The Michigan Legislature has scared some parents and teachers to distraction with a new law banning schools from promoting third-graders who do not read at grade level. Nine of 10 third-graders in the city schools do not read at grade level. And some parents and teachers feel the law will exacerbate an existing third-grade-to-unemployment pipeline similar to the fourth-grade-to-prison pipeline that already exists.
The shame is this is yet another example of the state attempting to polish its reputation at the expense of our children. Rather than help districts find ways to improve, then raise standards, the Legislature keeps raising standards without any support to make meeting them possible.

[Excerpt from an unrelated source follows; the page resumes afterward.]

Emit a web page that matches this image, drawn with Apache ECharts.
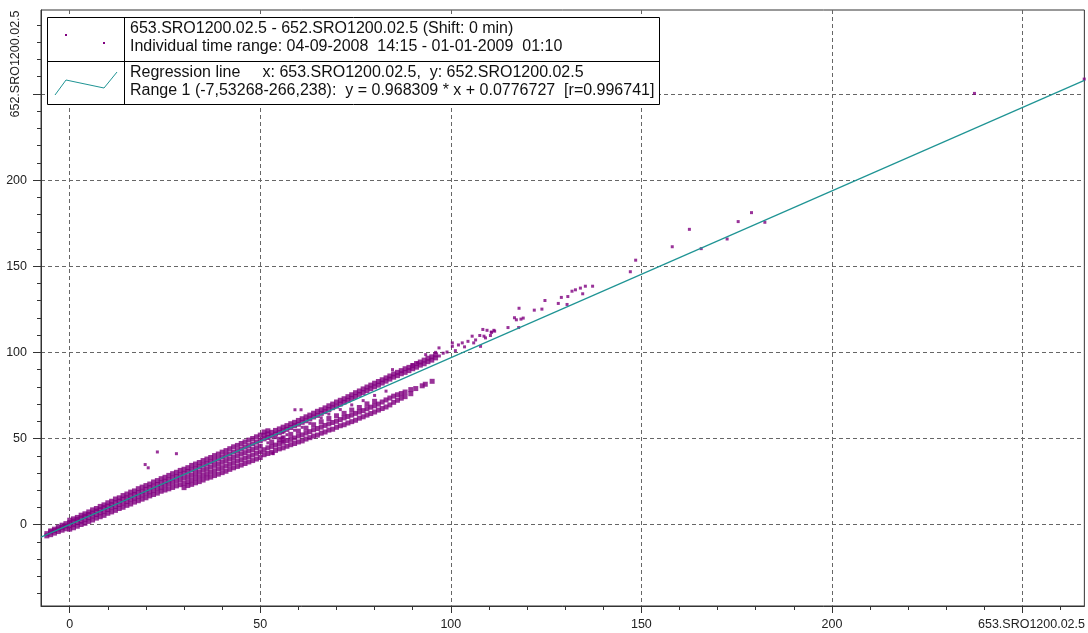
<!DOCTYPE html>
<html><head><meta charset="utf-8">
<script src="https://cdn.jsdelivr.net/npm/echarts@6/dist/echarts.min.js"></script>
<style>html,body{margin:0;padding:0;background:#fff}#c{width:1088px;height:633px}</style>
</head><body><div id="c"></div>
<script>
// ---- axes ----
const xName = '653.SRO1200.02.5';
const yName = '652.SRO1200.02.5';
const xRange = [-7.53268, 266.238];
const yRange = [-47.2, 298.7];
const xTicks = [0, 50, 100, 150, 200, 250];
const yTicks = [0, 50, 100, 150, 200, 250];
const xMinorTicks = [10, 20, 30, 40, 60, 70, 80, 90, 110, 120, 130, 140, 160, 170, 180, 190, 210, 220, 230, 240, 260];
const yMinorTicks = [-40, -30, -20, -10, 10, 20, 30, 40, 60, 70, 80, 90, 110, 120, 130, 140, 160, 170, 180, 190, 210, 220, 230, 240, 260, 270, 280, 290];

// ---- legend texts ----
const legendLine1 = '653.SRO1200.02.5 - 652.SRO1200.02.5 (Shift: 0 min)';
const legendLine2 = 'Individual time range: 04-09-2008  14:15 - 01-01-2009  01:10';
const legendLine3 = 'Regression line     x: 653.SRO1200.02.5,  y: 652.SRO1200.02.5';
const legendLine4 = 'Range 1 (-7,53268-266,238):  y = 0.968309 * x + 0.0776727  [r=0.996741]';

// ---- regression line (end points of the fitted range) ----
const regressionLine = [[-7.53268, -7.216], [266.238, 257.878]];

// ---- scatter data: columns [x, y1, y2, ...] ----
const bandA = [
  [-6,-6.5,-5.2],[-5,-5.8,-4.2,-3.6],[-4,-4.9,-3.4,-2.6],[-3,-4.0,-2.5,-1.4],[-2,-3.2,-1.6,-0.3],
  [-1,-2.4,-0.7,0.6],[0,-2.6,-0.6,1.2,2.6],[1,-1.8,0.2,2.1,3.4],[2,-0.9,1.3,3.0,4.2],[3,0.1,2.0,3.9,5.5],
  [4,0.8,3.1,4.9,6.3],[5,1.9,4.0,5.9,7.4],[6,2.7,5.0,6.8,8.6],[7,3.8,5.9,7.9,9.4],[8,4.6,6.9,8.7,10.6],
  [9,5.4,7.8,9.9,11.5],[10,6.6,8.8,10.8,12.7],[11,7.4,9.9,11.6,13.6],[12,8.3,10.6,12.8,14.9],[13,9.4,11.8,13.7,15.6],
  [14,10.1,12.6,14.8,16.9],[15,11.2,13.5,15.6,17.8],[16,12.0,14.6,16.7,18.9],[17,13.1,15.4,17.6,19.6],[18,13.9,16.4,18.6,20.9],
  [19,14.8,17.3,19.4,21.8],[20,15.6,18.2,20.5,22.7],[21,16.7,19.1,21.5,23.6],[22,17.5,20.0,22.4,24.8],[23,18.3,21.0,23.3,25.6],
  [24,19.4,21.8,24.3,26.7],[25,20.1,22.8,25.2,27.5],[26,20.8,23.6,26.1,28.6],[27,21.6,24.5,27.1,29.6],[28,22.5,25.3,28.0,30.4],
  [29,23.2,26.2,29.0,31.5]
];
const bandB = [
  [30,21.5,24.0,27.0,29.8,32.2],[31,22.7,25.0,27.9,30.9,33.1],[32,23.4,26.0,28.8,31.8,34.4],[33,24.3,26.9,29.7,32.6,35.2],
  [34,25.0,27.8,30.6,33.6,36.1],[35,25.9,28.6,31.6,34.5,37.2],[36,27.0,29.6,32.5,35.5,38.1],[37,27.6,30.4,33.4,36.4,39.0],
  [38,28.5,31.3,34.4,37.3,40.1],[39,29.3,32.4,35.3,38.3,41.0],[40,30.2,33.1,36.2,39.2,42.1],[41,31.0,34.1,37.2,40.2,43.0],
  [42,32.1,35.0,38.1,41.1,44.1],[43,33.0,36.0,39.0,42.1,45.2],[44,33.8,36.9,40.0,43.0,46.0],[45,34.6,37.7,41.0,44.0,47.1],
  [46,35.5,38.6,41.8,45.0,48.0],[47,36.4,39.5,42.8,45.9,49.1],[48,37.2,40.4,43.6,46.9,50.0],[49,38.1,41.4,44.6,47.9,51.0],
  [50,39.0,42.3,45.5,48.8,52.0]
];
const upperBranch = [
  [51,49.8,51.9,53.8],[52,50.6,52.7,54.5],[53,51.5,53.6],[54,52.6,54.7],[55,53.4,55.6],[56,54.5,56.6],[57,55.3,57.5],
  [58,56.4,58.6],[59,57.5,59.4],[60,58.3,60.5],[61,59.4,61.5],[62,60.3,62.6],[63,61.4,63.6],[64,62.5,64.7],[65,63.4,65.8],
  [66,64.6,66.7],[67,65.6,67.8],[68,66.8,69.0],[69,67.9,70.0],[70,68.8,71.2],[71,70.0,72.2],[72,71.1,73.1],[73,72.2,74.3],
  [74,73.3,75.4],[75,74.4,76.6],[76,75.6,77.6],[77,76.7,78.8],[78,77.8,79.9],[79,78.9,81.0],[80,80.0,82.1],[81,81.0,83.1],
  [82,82.2,84.1],[83,83.3,85.2],[84,84.5,86.3],[85,85.6,87.5],[86,86.5,88.4],[87,87.6,89.4],[88,88.4,90.5],[89,89.4,91.3],
  [90,90.5,92.3],[91,91.4,93.5],[92,92.6,94.4],[93,93.4,95.5],[94,94.6,96.6],[95,95.5,97.4],[96,96.8,98.6]
];
const lowerBranch = [
  [51,40.6,43.5],[52,41.3,44.6],[53,42.0,45.4,48.0],[54,43.1,46.2],[55,44.0,47.1,49.6],[56,44.6,47.8,50.4],[57,45.5,48.8],
  [58,46.4,49.5,52.4],[59,47.1,50.3],[60,48.0,51.5,54.3],[61,48.6,52.1],[62,49.7,53.2,56.0],[63,50.5,54.0],[64,51.4,55.1,58.0],
  [65,52.0,55.8],[66,53.1,56.6,59.7],[67,53.8,57.6],[68,54.9,58.5,61.6],[69,55.4,59.3],[70,56.5,60.0,63.2],[71,57.4,61.0],
  [72,58.0,62.0,64.6],[73,59.0,62.8],[74,59.8,63.6,66.5],[75,60.6,64.6],[76,61.8,65.4,68.0],[77,62.6,66.2],[78,63.6,67.3,70.1],
  [79,64.5,68.2],[80,65.4,69.0,71.6],[81,66.5,70.0],[82,67.4,71.2],[83,68.3,72.4],[84,69.5,73.5],[85,71.0,74.6],[86,72.2,75.4],
  [87,73.4,76.1],[88,74.3,77.0],[89.5,76.0,78.4],[90.8,79.0],[92.5,80.6],[93.3,81.5],[95.1,83.2]
];
// ---- scattered single points [x, y] ----
const betweenPoints = [
  [52,47.5],[54,50.5],[57,52.2],[59,54.8],[61,56.5],[63,58.8],[66,62.0],[68,64.2],[71,66.8],[74,69.5],[77,72.0],
  [80,75.0],[83,77.5],[53.4,41.2],[59.1,66.7],[60.7,66.7],[55.9,53.4],[55.9,50.5],[55.9,48.3]
];
const sparsePoints = [
  [96.9,102.6],[96,100],[97,97.9],[98,99.5],[99,100.2],[100.4,103.5],[101.2,101.0],[102,104.3],[103,105.5],[103.6,103.2],
  [104.5,106.4],[106.5,107.2],[100.4,105.5],[93.4,98.7],[84.7,90],[89.9,92.9],[91.2,93.9],[105.6,109.4],[106,105.5],
  [107.8,103.5],[109.1,108.4],[110.7,111.7],[111.3,112.8],
  [148.5,153.5],[147.1,146.8],[158.1,161.3],[162.6,171.4],[165.7,160.2],[172.5,165.8],[175.4,175.9],[178.9,181.1],
  [182.4,175.5],[137.2,138.4],[135.3,138.4],[134,137.3],[132.7,136.3],[131.8,135.5],[134.6,134],[130.7,132.4],
  [129,131.9],[130.5,127.8],[128.2,128.4],[124.7,130.1],[123.9,125.1],[121.9,124.5],[117.9,125.6],[116.7,120.1],
  [117.2,118.9],[118.4,119.3],[119,119.9],[117.8,114.4],[115,114.4],[111.5,112.3],[110.6,111.7],[109.5,112.8],
  [108.4,113.3],[110.4,109.8],[107.6,109.8],[108.7,109.4],[237.4,250.3],[266.2,258.6]
];
const outlierPoints = [[23,42.2],[28,41.2],[19.8,34.9],[20.6,33],[53.3,41.6]];

const toPairs = cols => cols.flatMap(c => c.slice(1).map(y => [c[0], y]));
const bandData = toPairs(bandA).concat(toPairs(bandB), toPairs(upperBranch), toPairs(lowerBranch));
const singleData = betweenPoints.concat(sparsePoints, outlierPoints);

const FONT = "'Liberation Sans', Arial, sans-serif";
const PURPLE = '#800080';
const TEAL = '#1f9494';
const LEG_FONT = '16px ' + FONT;

const chart = echarts.init(document.getElementById('c'), null, {renderer: 'canvas'});
const splitStyle = {color: '#666', width: 1, type: [4, 3]};
const axisCommon = {type: 'value', gridIndex: 0};

chart.setOption({
  animation: false,
  backgroundColor: '#fff',
  grid: {left: 41, right: 1, top: 10, bottom: 27, show: true, borderColor: '#333', borderWidth: 1, backgroundColor: 'transparent'},
  xAxis: [
    Object.assign({}, axisCommon, {
      min: xRange[0], max: xRange[1], position: 'bottom',
      axisLine: {show: true, onZero: false, lineStyle: {color: '#333', width: 1}},
      axisTick: {show: true, customValues: xTicks, length: 7, lineStyle: {color: '#333'}},
      axisLabel: {customValues: xTicks, margin: 12, color: '#222', fontFamily: FONT, fontSize: 12.5,
        formatter: v => v === 250 ? '{n|' + xName + '}' : String(v),
        rich: {n: {padding: [0, 0, 0, 18], fontFamily: FONT, fontSize: 12.5, color: '#222'}}},
      splitLine: {show: true, lineStyle: splitStyle}
    }),
    Object.assign({}, axisCommon, {
      min: xRange[0], max: xRange[1], position: 'bottom',
      axisLine: {show: false, onZero: false},
      axisTick: {show: true, customValues: xMinorTicks, length: 4, lineStyle: {color: '#333'}},
      axisLabel: {show: false}, splitLine: {show: false}
    })
  ],
  yAxis: [
    Object.assign({}, axisCommon, {
      min: yRange[0], max: yRange[1], position: 'left',
      axisLine: {show: true, onZero: false, lineStyle: {color: '#333', width: 1}},
      axisTick: {show: true, customValues: yTicks, length: 8, lineStyle: {color: '#333'}},
      axisLabel: {customValues: yTicks, margin: 14, color: '#222', fontFamily: FONT, fontSize: 12.5,
        formatter: v => v === 250 ? '' : String(v)},
      splitLine: {show: true, lineStyle: splitStyle}
    }),
    Object.assign({}, axisCommon, {
      min: yRange[0], max: yRange[1], position: 'left',
      axisLine: {show: false, onZero: false},
      axisTick: {show: true, customValues: yMinorTicks, length: 4, lineStyle: {color: '#333'}},
      axisLabel: {show: false}, splitLine: {show: false}
    })
  ],
  series: [
    {type: 'scatter', name: 'band', data: bandData, symbol: 'rect', symbolSize: 5, silent: true,
      itemStyle: {color: PURPLE}, z: 2},
    {type: 'scatter', name: 'single', data: singleData, symbol: 'rect', symbolSize: 3, silent: true,
      itemStyle: {color: PURPLE}, z: 2},
    {type: 'line', name: 'regression', data: regressionLine, showSymbol: false, symbol: 'none', silent: true,
      lineStyle: {color: TEAL, width: 1.2}, z: 3}
  ],
  graphic: [
    {type: 'text', x: 16, y: 64, rotation: Math.PI / 2, z: 10,
      style: {text: yName, font: '12.5px ' + FONT, fill: '#222', align: 'center', verticalAlign: 'middle'}},
    {type: 'rect', z: 100, shape: {x: 47.5, y: 17.5, width: 612, height: 87}, style: {fill: '#fff', stroke: '#000', lineWidth: 1}},
    {type: 'line', z: 101, shape: {x1: 124.5, y1: 17.5, x2: 124.5, y2: 104.5}, style: {stroke: '#000', lineWidth: 1}},
    {type: 'line', z: 101, shape: {x1: 47.5, y1: 61.5, x2: 659.5, y2: 61.5}, style: {stroke: '#000', lineWidth: 1}},
    {type: 'rect', z: 101, shape: {x: 65, y: 34, width: 2, height: 2}, style: {fill: PURPLE}},
    {type: 'rect', z: 101, shape: {x: 103, y: 42, width: 2, height: 2}, style: {fill: PURPLE}},
    {type: 'polyline', z: 101, shape: {points: [[55, 95], [66, 80], [104, 88], [117, 72]]}, style: {stroke: TEAL, lineWidth: 1, fill: null}},
    {type: 'text', z: 101, x: 130, y: 29, style: {text: legendLine1, font: LEG_FONT, fill: '#111', verticalAlign: 'middle'}},
    {type: 'text', z: 101, x: 130, y: 47, style: {text: legendLine2, font: LEG_FONT, fill: '#111', verticalAlign: 'middle'}},
    {type: 'text', z: 101, x: 130, y: 73, style: {text: legendLine3, font: LEG_FONT, fill: '#111', verticalAlign: 'middle'}},
    {type: 'text', z: 101, x: 130, y: 91, style: {text: legendLine4, font: LEG_FONT, fill: '#111', verticalAlign: 'middle'}}
  ]
});
</script>
</body></html>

One would think that legislators are trying to make public schools fail to make it easier to increase the number of charters across Michigan, but nah, that couldn’t be it, right?
Detroit’s Mayor Mike Duggan said that all of Michigan was in trouble, not only Detroit, because of bad leadership at the state level:
“We know the history. We had 10 years of state-appointed emergency managers,” Duggan said. “During that time, we lost half of the enrollment. … They eliminated career technical education, eliminated art, eliminated music … and all that happened was children continued to leave. … But this isn’t just Detroit.”
He cited National Assessment of Educational Progress scores that tell a larger story.
“For white students in the state of Michigan, fourth-grade math and reading level, in 2013 we were 14th in the country,” he said. “Last year — 46th in the country. Now, if you sat down in 2013 and said how can I sabotage Michigan’s future? … I’m not sure you could have accomplished it.”
Duggan said the state chose tax cuts over children, which was a mistake.
Michigan’s leaders (think Betsy DeVos, who has played a major role in state education policy, pushing charters) thought that they could fix the schools by adopting school choice while cutting taxes.
It didn’t work.
Now, let’s see how the power structure responds. Are they able to change course or will they double down on failure?